The mammal, something like a present-day Tasmanian devil, was about two feet long. The baby parrot dinosaur in its stomach was about five inches.
Please Don't Tempt The Lawyers
HEMPSTEAD, N.Y. - Did you hear the one about the two guys arrested for telling lawyer jokes? It's no joke, it really happened outside a Long Island, New York courthouse. Harvey Kash reportedly asked Carl Lanzisera, "How do you tell when a lawyer is lying?" In unison, they said the old punch line, "his lips are moving." But one lawyer wasn't amused. The attorney asked the pair to pipe down. When they didn't, he reported them to courthouse authorities. A court officer arrested the men for disorderly conduct. Kash and Lanzisera aren't surprised. They founded Americans for Legal Reform. Kash says lawyers just can't take it.
Painter Nabs Pup Fly
FLORENCE, Ala. - A house painter has become a dog catcher -- literally. Gary Gallien was working on a crew painting an apartment complex in Florence, Alabama, when he caught a pooch falling from a fifth-floor balcony. He says as he stepped outside, he heard a woman scream and looked up. A white, furry object was falling toward him.
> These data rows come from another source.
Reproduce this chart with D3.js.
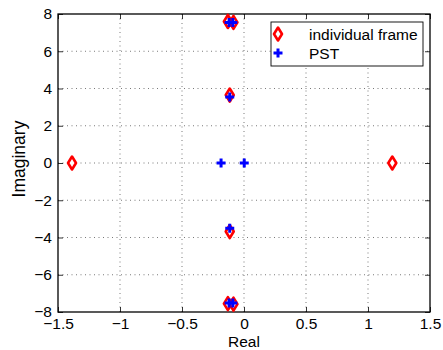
<!DOCTYPE html>
<html><head><meta charset="utf-8">
<script src="https://cdn.jsdelivr.net/npm/d3@7"></script>
<style>body{margin:0;background:#fff}svg{display:block}text{font-family:"Liberation Sans",Arial,sans-serif}</style>
</head><body><svg id="c" width="443" height="350"></svg>
<script>
const frameRe = [-1.387, 1.196, -0.13, -0.085, -0.115, -0.115, -0.13, -0.085];
const frameIm = [0, 0, 7.6, 7.55, 3.65, -3.68, -7.55, -7.58];
const pstRe = [-0.185, 0.002, -0.12, -0.09, -0.115, -0.115, -0.12, -0.09];
const pstIm = [0, 0, 7.55, 7.55, 3.55, -3.5, -7.52, -7.52];
const xTicks = [-1.5, -1, -0.5, 0, 0.5, 1, 1.5];
const yTicks = [-8, -6, -4, -2, 0, 2, 4, 6, 8];
const legendLabels = ["individual frame", "PST"];

const svg = d3.select("#c");
const L = 58, R = 430, T = 14, B = 312;
const FS = 15.5;
const x = d3.scaleLinear().domain([-1.5, 1.5]).range([L, R]);
const y = d3.scaleLinear().domain([-8, 8]).range([B, T]);
const fmt = d => (d < 0 ? "\u2212" + Math.abs(d) : "" + d);

// grid
const g = svg.append("g");
g.selectAll(".gx").data(xTicks.slice(1, -1)).enter().append("line")
  .attr("x1", d => x(d)).attr("x2", d => x(d)).attr("y1", T).attr("y2", B)
  .attr("stroke", "#000").attr("stroke-width", 0.7).attr("stroke-dasharray", "1,3.5").attr("opacity", 0.75);
g.selectAll(".gy").data(yTicks.slice(1, -1)).enter().append("line")
  .attr("y1", d => y(d)).attr("y2", d => y(d)).attr("x1", L).attr("x2", R)
  .attr("stroke", "#000").attr("stroke-width", 0.7).attr("stroke-dasharray", "1,3.5").attr("opacity", 0.75);

// axes
const tk = 5;
const ax = svg.append("g").attr("transform", `translate(0,${B})`)
  .call(d3.axisBottom(x).tickValues(xTicks).tickFormat(fmt).tickSizeInner(-tk).tickSizeOuter(0).tickPadding(6));
const axT = svg.append("g").attr("transform", `translate(0,${T})`)
  .call(d3.axisTop(x).tickValues(xTicks).tickFormat("").tickSizeInner(-tk).tickSizeOuter(0));
const ay = svg.append("g").attr("transform", `translate(${L},0)`)
  .call(d3.axisLeft(y).tickValues(yTicks).tickFormat(fmt).tickSizeInner(-tk).tickSizeOuter(0).tickPadding(6));
const ayR = svg.append("g").attr("transform", `translate(${R},0)`)
  .call(d3.axisRight(y).tickValues(yTicks).tickFormat("").tickSizeInner(-tk).tickSizeOuter(0));
[ax, axT, ay, ayR].forEach(a => {
  a.selectAll("path.domain").remove();
  a.selectAll("line").attr("stroke", "#000").attr("stroke-width", 0.8);
  a.selectAll("text").attr("font-size", FS).attr("fill", "#000").attr("font-family", '"Liberation Sans",Arial,sans-serif');
});
svg.append("rect").attr("x", L).attr("y", T).attr("width", R - L).attr("height", B - T)
  .attr("fill", "none").attr("stroke", "#000").attr("stroke-width", 1.3);

svg.append("text").attr("x", (L + R) / 2).attr("y", 347).attr("text-anchor", "middle").attr("font-size", FS).text("Real");
svg.append("text").attr("transform", `translate(25,159) rotate(-90)`).attr("text-anchor", "middle")
  .attr("font-size", 17.5).text("Imaginary");

// markers
const diamond = (s, cx, cy) => s.append("path").attr("d", `M${cx},${cy - 6.5}L${cx + 4},${cy}L${cx},${cy + 6.5}L${cx - 4},${cy}Z`)
  .attr("fill", "#fff").attr("stroke", "#f00").attr("stroke-width", 2.6).attr("stroke-linejoin", "round");
const plus = (s, cx, cy) => s.append("path").attr("d", `M${cx - 4.5},${cy}H${cx + 4.5}M${cx},${cy - 4.5}V${cy + 4.5}`)
  .attr("stroke", "#00f").attr("stroke-width", 3);

const mk = svg.append("g");
frameRe.forEach((r, i) => diamond(mk, x(r), y(frameIm[i])));
pstRe.forEach((r, i) => plus(mk, x(pstRe[i]), y(pstIm[i])));

// legend
const lg = svg.append("g");
lg.append("rect").attr("x", 271).attr("y", 22).attr("width", 152).attr("height", 44)
  .attr("fill", "#fff").attr("stroke", "#000").attr("stroke-width", 0.9);
diamond(lg, 278, 34);
plus(lg, 278, 53);
lg.append("text").attr("x", 309).attr("y", 40).attr("font-size", FS).text(legendLabels[0]);
lg.append("text").attr("x", 309).attr("y", 58.5).attr("font-size", FS).text(legendLabels[1]);
</script></body></html>
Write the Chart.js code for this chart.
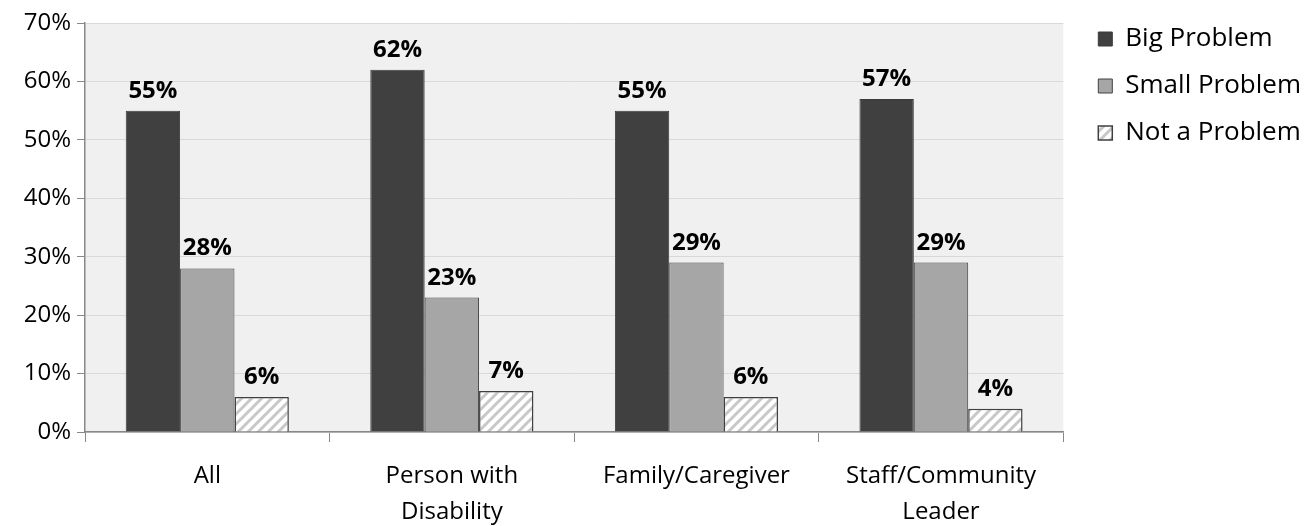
<!DOCTYPE html>
<html>
<head>
<meta charset="utf-8">
<script src="https://cdn.jsdelivr.net/npm/chart.js@4/dist/chart.umd.min.js"></script>
<style>
html,body{margin:0;padding:0;background:#fff;}
#wrap{width:1312px;height:526px;}
</style>
</head>
<body>
<div id="wrap"><canvas id="c" width="1312" height="526"></canvas></div>
<script>
const categories = [["All"], ["Person with", "Disability"], ["Family/Caregiver"], ["Staff/Community", "Leader"]];
const seriesNames = ["Big Problem", "Small Problem", "Not a Problem"];
const bigProblem = [55, 62, 55, 57];
const smallProblem = [28, 23, 29, 29];
const notAProblem = [6, 7, 6, 4];
const yTicks = [0, 10, 20, 30, 40, 50, 60, 70];

const FONT = "'Open Sans', sans-serif";

function hatch() {
  const s = 10;
  const p = document.createElement('canvas');
  p.width = s; p.height = s;
  const g = p.getContext('2d');
  g.fillStyle = '#ffffff';
  g.fillRect(0, 0, s, s);
  g.strokeStyle = '#c8c8c8';
  g.lineWidth = 3;
  g.beginPath();
  g.moveTo(-2, s + 2); g.lineTo(s + 2, -2);
  g.moveTo(-2 - s, s + 2); g.lineTo(2, -2);
  g.moveTo(s - 2, s + 2); g.lineTo(s + 2 + s, -2);
  g.stroke();
  return document.getElementById('c').getContext('2d').createPattern(p, 'repeat');
}

const bgPlugin = {
  id: 'bg',
  afterLayout(chart) {
    if (chart.legend) {
      chart.legend.left += 14;
      chart.legend.right += 14;
      chart.legend.top -= 18;
      chart.legend.bottom -= 18;
    }
  },
  beforeDraw(chart) {
    const {ctx, chartArea: a} = chart;
    ctx.save();
    ctx.fillStyle = '#f0f0f0';
    ctx.fillRect(a.left, a.top, a.right - a.left, a.bottom - a.top);
    ctx.restore();
  }
};

const labelPlugin = {
  id: 'vlabels',
  afterDatasetsDraw(chart) {
    const ctx = chart.ctx;
    ctx.save();
    ctx.font = "bold 24px " + FONT;
    ctx.fillStyle = '#000';
    ctx.textAlign = 'center';
    ctx.textBaseline = 'alphabetic';
    chart.data.datasets.forEach((ds, i) => {
      chart.getDatasetMeta(i).data.forEach((bar, j) => {
        ctx.fillText(ds.data[j] + '%', bar.x, bar.y - 13);
      });
    });
    ctx.restore();
  }
};

new Chart(document.getElementById('c'), {
  type: 'bar',
  data: {
    labels: categories,
    datasets: [
      {label: seriesNames[0], data: bigProblem, backgroundColor: '#404040', borderColor: '#3a3a3a', borderWidth: 1},
      {label: seriesNames[1], data: smallProblem, backgroundColor: '#a6a6a6', borderColor: '#404040', borderWidth: 1},
      {label: seriesNames[2], data: notAProblem, backgroundColor: hatch(), borderColor: '#404040', borderWidth: 1.5}
    ]
  },
  options: {
    responsive: false,
    animation: false,
    layout: {padding: {top: 23, right: 15, left: 0, bottom: 0}},
    datasets: {bar: {categoryPercentage: 0.667, barPercentage: 1}},
    scales: {
      x: {
        afterFit(axis) { axis.height = 94; },
        grid: {drawOnChartArea: false, drawTicks: true, tickLength: 10, color: '#888888'},
        border: {color: '#888888', width: 1.5},
        ticks: {color: '#000', font: {family: FONT, size: 24, lineHeight: 1.5}, padding: 16, maxRotation: 0}
      },
      y: {
        min: 0, max: 70,
        afterFit(axis) { axis.width = 85; },
        afterBuildTicks(axis) { axis.ticks = yTicks.map(v => ({value: v})); },
        grid: {color: '#d9d9d9', tickLength: 8, tickColor: '#888888', lineWidth: 1},
        border: {color: '#888888', width: 1.5},
        ticks: {color: '#000', font: {family: FONT, size: 24}, padding: 6, callback: v => v + '%'}
      }
    },
    plugins: {
      legend: {
        position: 'right',
        align: 'start',
        labels: {
          color: '#000',
          font: {family: FONT, size: 26},
          boxWidth: 14, boxHeight: 14,
          padding: 21
        }
      },
      tooltip: {enabled: false}
    }
  },
  plugins: [bgPlugin, labelPlugin]
});
</script>
</body>
</html>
He says he caught the small dog like it was a football and felt like running for a touchdown. He took the dog back up to the fifth floor and set it loose. Gallien says he just wishes someone with a camcorder had caught his dog-catching on tape, for one of those funny home video TV shows.
Teddy Bear Controversy
MONTPELIER, Vt. - A teddy bear is driving some mental health advocates nuts. They're asking the Vermont Teddy Bear Company to stop selling its strait-jacketed "Crazy for You Bear." A statement from Vermont Teddy Bear says it's designed to be a light-hearted depiction of commitment. But that's not how the Vermont chapter of the National Alliance for the Mentally Ill sees it. An official with the organization says a strait jacket isn't a symbol to associate with loved ones for Valentine's Day. Officials with the Teddy Bear Company say they'll discontinue the Crazy for You Bear, but not before Valentine's Day in about a month.